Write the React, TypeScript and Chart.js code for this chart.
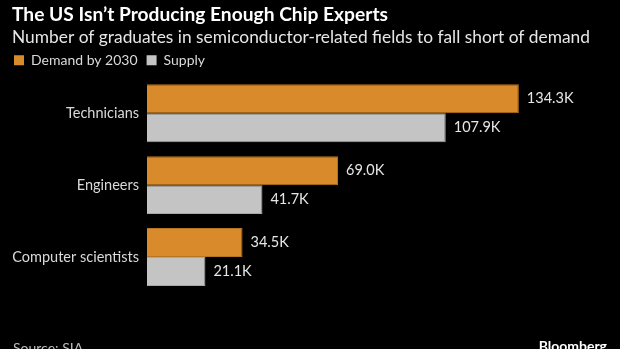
import React, { useEffect, useRef } from "react";
import { Chart, registerables } from "chart.js";

Chart.register(...registerables);

const categories = ["Technicians", "Engineers", "Computer scientists"];
const demand2030 = [134.3, 69.0, 34.5];
const supply = [107.9, 41.7, 21.1];
const seriesNames = ["Demand by 2030", "Supply"];

const TITLE = "The US Isn\u2019t Producing Enough Chip Experts";
const SUBTITLE = "Number of graduates in semiconductor-related fields to fall short of demand";
const SOURCE = "Source: SIA";
const BRAND = "Bloomberg";

const FONT = "Lato, 'Noto Sans', sans-serif";
const ORANGE = "#D98A2B";
const GRAY = "#C4C4C4";

export default function App() {
  const ref = useRef<HTMLCanvasElement | null>(null);
  useEffect(() => {
    document.body.style.margin = "0";
    document.body.style.background = "#000";
    const canvas = ref.current!;
    const valueLabels = {
      id: "valueLabels",
      afterDatasetsDraw(chart: any) {
        const ctx = chart.ctx;
        ctx.save();
        ctx.font = `14.5px ${FONT}`;
        ctx.fillStyle = "#E6E6E6";
        ctx.textBaseline = "middle";
        ctx.textAlign = "left";
        chart.data.datasets.forEach((ds: any, di: number) => {
          const meta = chart.getDatasetMeta(di);
          meta.data.forEach((el: any, i: number) => {
            const v = ds.data[i] as number;
            ctx.fillText(`${v.toFixed(1)}K`, el.x + 8, el.y);
          });
        });
        ctx.restore();
      },
    };
    const footer = {
      id: "footer",
      afterDraw(chart: any) {
        const ctx = chart.ctx;
        ctx.save();
        ctx.textBaseline = "alphabetic";
        ctx.font = `14px ${FONT}`;
        ctx.fillStyle = "#BDBDBD";
        ctx.textAlign = "left";
        ctx.fillText(SOURCE, 13, 353);
        ctx.font = `bold 14px ${FONT}`;
        ctx.fillStyle = "#FFFFFF";
        ctx.textAlign = "right";
        ctx.fillText(BRAND, 607, 351);
        ctx.restore();
      },
    };
    const chart = new Chart(canvas, {
      type: "bar",
      data: {
        labels: categories,
        datasets: [
          {
            label: seriesNames[0],
            data: demand2030,
            backgroundColor: ORANGE,
            borderColor: "#B87420",
            borderWidth: 1,
            barPercentage: 1,
            categoryPercentage: 0.805,
          },
          {
            label: seriesNames[1],
            data: supply,
            backgroundColor: GRAY,
            borderColor: "#A8A8A8",
            borderWidth: 1,
            barPercentage: 1,
            categoryPercentage: 0.805,
          },
        ],
      },
      options: {
        indexAxis: "y",
        animation: false,
        responsive: false,
        maintainAspectRatio: false,
        layout: { padding: { left: 12, right: 30, top: 0, bottom: 56 } },
        scales: {
          x: { display: false, min: 0, max: 160 },
          y: {
            grid: { display: false, drawTicks: false },
            border: { display: false },
            ticks: {
              color: "#DADADA",
              font: { family: FONT, size: 14.5 },
              padding: 8,
            },
            afterFit(scale: any) {
              scale.width = 135;
            },
          },
        },
        plugins: {
          title: {
            display: true,
            text: TITLE,
            align: "start",
            color: "#FFFFFF",
            font: { family: FONT, size: 19.2, weight: "bold", lineHeight: 1.2 },
            padding: { top: 3, bottom: 0 },
          },
          subtitle: {
            display: true,
            text: SUBTITLE,
            align: "start",
            color: "#E6E6E6",
            font: { family: FONT, size: 17.7, lineHeight: 1.2 },
            padding: { top: 1, bottom: 3 },
          },
          legend: {
            display: true,
            align: "start",
            labels: {
              color: "#DADADA",
              font: { family: FONT, size: 14 },
              boxWidth: 10,
              boxHeight: 10,
              padding: 2,
              useBorderRadius: false,
              generateLabels(c: any) {
                const items = Chart.defaults.plugins.legend.labels.generateLabels(c);
                return items.map((it: any, i: number) => ({
                  ...it,
                  text: i < items.length - 1 ? it.text + "\u2002" : it.text,
                  lineWidth: 0,
                }));
              },
            },
          },
          tooltip: { enabled: false },
        },
      },
      plugins: [valueLabels, footer],
    });
    return () => chart.destroy();
  }, []);
  return (
    <div style={{ width: 620, height: 349, background: "#000" }}>
      <canvas ref={ref} width={620} height={349} style={{ display: "block" }} />
    </div>
  );
}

SET PROBLEM. Using the data above, print every line exactly, omitting pictures.

THE REPLY.
Write the React, TypeScript and Chart.js code for this chart.
import React, { useEffect, useRef } from "react";
import { Chart, registerables } from "chart.js";

Chart.register(...registerables);

const categories = ["Technicians", "Engineers", "Computer scientists"];
const demand2030 = [134.3, 69.0, 34.5];
const supply = [107.9, 41.7, 21.1];
const seriesNames = ["Demand by 2030", "Supply"];

const TITLE = "The US Isn\u2019t Producing Enough Chip Experts";
const SUBTITLE = "Number of graduates in semiconductor-related fields to fall short of demand";
const SOURCE = "Source: SIA";
const BRAND = "Bloomberg";

const FONT = "Lato, 'Noto Sans', sans-serif";
const ORANGE = "#D98A2B";
const GRAY = "#C4C4C4";

export default function App() {
  const ref = useRef<HTMLCanvasElement | null>(null);
  useEffect(() => {
    document.body.style.margin = "0";
    document.body.style.background = "#000";
    const canvas = ref.current!;
    const valueLabels = {
      id: "valueLabels",
      afterDatasetsDraw(chart: any) {
        const ctx = chart.ctx;
        ctx.save();
        ctx.font = `14.5px ${FONT}`;
        ctx.fillStyle = "#E6E6E6";
        ctx.textBaseline = "middle";
        ctx.textAlign = "left";
        chart.data.datasets.forEach((ds: any, di: number) => {
          const meta = chart.getDatasetMeta(di);
          meta.data.forEach((el: any, i: number) => {
            const v = ds.data[i] as number;
            ctx.fillText(`${v.toFixed(1)}K`, el.x + 8, el.y);
          });
        });
        ctx.restore();
      },
    };
    const footer = {
      id: "footer",
      afterDraw(chart: any) {
        const ctx = chart.ctx;
        ctx.save();
        ctx.textBaseline = "alphabetic";
        ctx.font = `14px ${FONT}`;
        ctx.fillStyle = "#BDBDBD";
        ctx.textAlign = "left";
        ctx.fillText(SOURCE, 13, 353);
        ctx.font = `bold 14px ${FONT}`;
        ctx.fillStyle = "#FFFFFF";
        ctx.textAlign = "right";
        ctx.fillText(BRAND, 607, 351);
        ctx.restore();
      },
    };
    const chart = new Chart(canvas, {
      type: "bar",
      data: {
        labels: categories,
        datasets: [
          {
            label: seriesNames[0],
            data: demand2030,
            backgroundColor: ORANGE,
            borderColor: "#B87420",
            borderWidth: 1,
            barPercentage: 1,
            categoryPercentage: 0.805,
          },
          {
            label: seriesNames[1],
            data: supply,
            backgroundColor: GRAY,
            borderColor: "#A8A8A8",
            borderWidth: 1,
            barPercentage: 1,
            categoryPercentage: 0.805,
          },
        ],
      },
      options: {
        indexAxis: "y",
        animation: false,
        responsive: false,
        maintainAspectRatio: false,
        layout: { padding: { left: 12, right: 30, top: 0, bottom: 56 } },
        scales: {
          x: { display: false, min: 0, max: 160 },
          y: {
            grid: { display: false, drawTicks: false },
            border: { display: false },
            ticks: {
              color: "#DADADA",
              font: { family: FONT, size: 14.5 },
              padding: 8,
            },
            afterFit(scale: any) {
              scale.width = 135;
            },
          },
        },
        plugins: {
          title: {
            display: true,
            text: TITLE,
            align: "start",
            color: "#FFFFFF",
            font: { family: FONT, size: 19.2, weight: "bold", lineHeight: 1.2 },
            padding: { top: 3, bottom: 0 },
          },
          subtitle: {
            display: true,
            text: SUBTITLE,
            align: "start",
            color: "#E6E6E6",
            font: { family: FONT, size: 17.7, lineHeight: 1.2 },
            padding: { top: 1, bottom: 3 },
          },
          legend: {
            display: true,
            align: "start",
            labels: {
              color: "#DADADA",
              font: { family: FONT, size: 14 },
              boxWidth: 10,
              boxHeight: 10,
              padding: 2,
              useBorderRadius: false,
              generateLabels(c: any) {
                const items = Chart.defaults.plugins.legend.labels.generateLabels(c);
                return items.map((it: any, i: number) => ({
                  ...it,
                  text: i < items.length - 1 ? it.text + "\u2002" : it.text,
                  lineWidth: 0,
                }));
              },
            },
          },
          tooltip: { enabled: false },
        },
      },
      plugins: [valueLabels, footer],
    });
    return () => chart.destroy();
  }, []);
  return (
    <div style={{ width: 620, height: 349, background: "#000" }}>
      <canvas ref={ref} width={620} height={349} style={{ display: "block" }} />
    </div>
  );
}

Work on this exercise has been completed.